Tuesday, January 12, 2010

Jesus' hot stereo

So this one day about 6 years ago, I get a fat press nugget from buddy who has a brick from under a car jack from somewhere in northern Skatch. It's more than I'll every use so Jesus offers to covert it to cash for me. So i let him have it and we all know how the story ends. A few weeks later Jesus pops up with this fine lookin stereo he says he got from a guy who owed him money. (!?!) It looks pretty brand new and has all the wiring so i take it "in trade" and call it square. And then i put it in my closet. The piece of shit stereo in my honda had some broken controls and was minimally functional and a piece of shit, so i kept the face plate in the glove box for convenience and because i'm lazy and didnt really care if that shitty stereo got jacked. So somebody rummages my glove box and takes just the face plate of the piece of shit stereo.

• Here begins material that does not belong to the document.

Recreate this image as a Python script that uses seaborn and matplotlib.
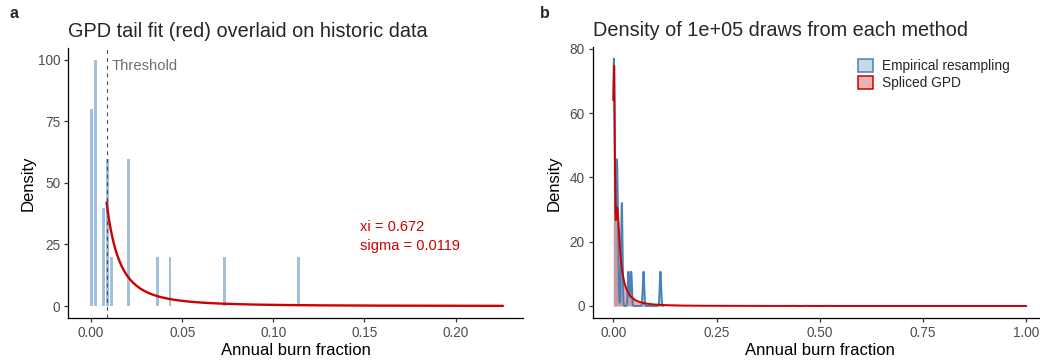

WTF! Why not the whole thing? Just the uselessbyitself faceplate? So I pulled out the stereo i got from Jesus and got Sr. to help me count the wires. I soldered the bitch up and it plugged right in. And HOLY CRAP. For an old stereo it has features i have no idea what to do with. It has a big display screen with 10000 different settings, crazy psychedelic lines that go to the beat of the music and my favorite a little animated clip of two cars having a high speed road race. Xm capabilities and everything, and of course no instruction book. (not that i'd read it) So thanks again Jesus, say "happy belated" to Elvis for us. I'm going to go listen to the cbc on a killer deck.